Across NSW, 73 per cent of departments/clinical units indicated the management of suicide risk could be improved. Almost half (51 per cent) of the NSW facilities reported for having a standardised screening tool utilised when conducting a suicide risk assessment and this rate was higher in rural & regional based LHDs. About 36 per cent of facilities reported that staff skills required to manage suicidal patients was reviewed and this rates in metropolitan LHDs were below the state average. On average 51 per cent facilities have reported a comprehensive care plan was developed before discharge /transition of care and this rate was quite lower in rural LHDs.


Paediatric

More than three quarter (77.3 per cent) of NSW facilities either 'strongly agreed' or 'agreed' that overall the Between the Flag (BTF) program has benefitted patient safety in their facilities. Across NSW, 64.8 per cent of departments/clinical units agreed that the 'bluezone' and more than 74 per cent of the facilities agreed that both 'yellow' and 'red' zone on the BTF chart has also assisted earlier detection or rapid response to manage of patients at risk of deteriorating.

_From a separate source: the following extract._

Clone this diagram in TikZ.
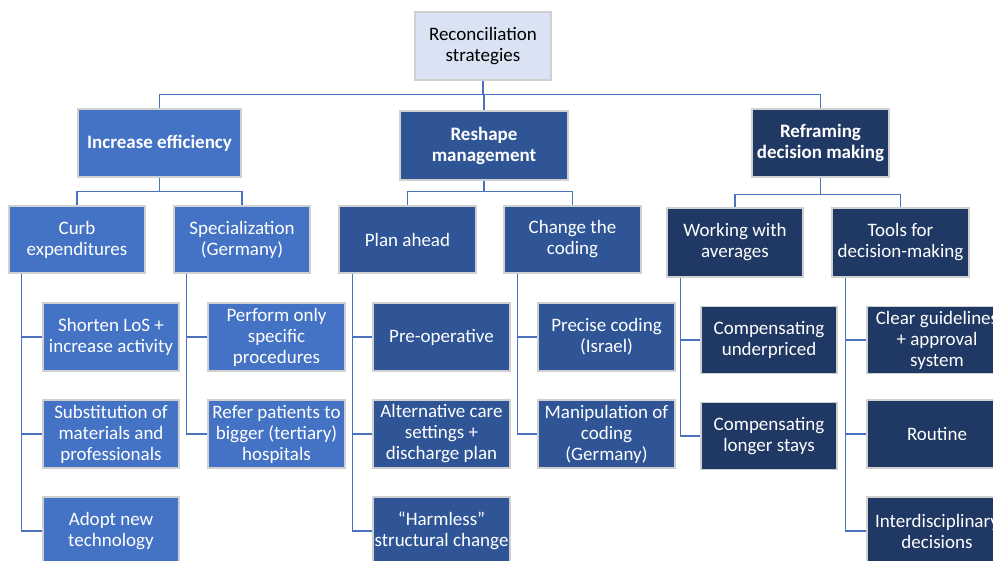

Central Line Associated Bloodstream Infection (CLABSI) in Intensive Care Units (ICU)

During the study period, adult ICU associated with CLAB infection rates dropped from 1.1 per 1000 line-days in January 2009 to 0.5 per 1000 line-days in December 2012. The annual CLAB infection rate also dropped from 1.4 per 1000 line-days in 2008 to 0.30 per 1000 line-days in 2012 (absolute number of annual infections dropped from 125 cases in 2008 to 26 cases in 2012).


Staphylococcus Aureus Bloodstream (SAB) infections During the period 2009-2012, the annual rate of SAB infection rate dropped from 1.5 per 10,000 occupied bed days in 2009 to 1.0 per 10,000 occupied bed days in 2012. Overall SAB infections rates in NSW were consistently below the Council of Australian Governments (COAG) agreed benchmark of 2.0 per 10,000 occupied bed days.


Methicillin-Resistant Staphylococcus Aureus (MRSA) infections The rate of MRSA infection in NSW has declined from 0.56 per 10,000 occupied bed days in 2009 to 0.30 per 10,000 occupied bed days in 2012, the rates fluctuated by months.


Methicillin-Sensitive Staphylococcus Aureus (MSSA) infections The rate of MSSA infection in NSW has declined from 0.92 per 10,000 occupied bed days in 2009 to 0.71 per 10,000 occupied bed days in 2012, MSSA caused more than 60 per cent of SAB infection episodes.


Patient Based Care The overall participation rate on the number of nominated strategies within the Challenge that local health districts (LHDs) are working on is high. Up to June 2013, 13 (out of 15) NSW LHDs, and 2 (out of 3) speciality networks have formally signed up to The Patient Based Care Challenge and have identified key areas of focus for 2013/14.


Falls-related hospitalisations In NSW, falls-related hospitalisations for those aged over 65 increased from 5,409 per 100,000 population in 2009 to 6,038 in 2011. The rate of falls-related hospitalisations for females was higher than males and the rates varied across NSW local health districts.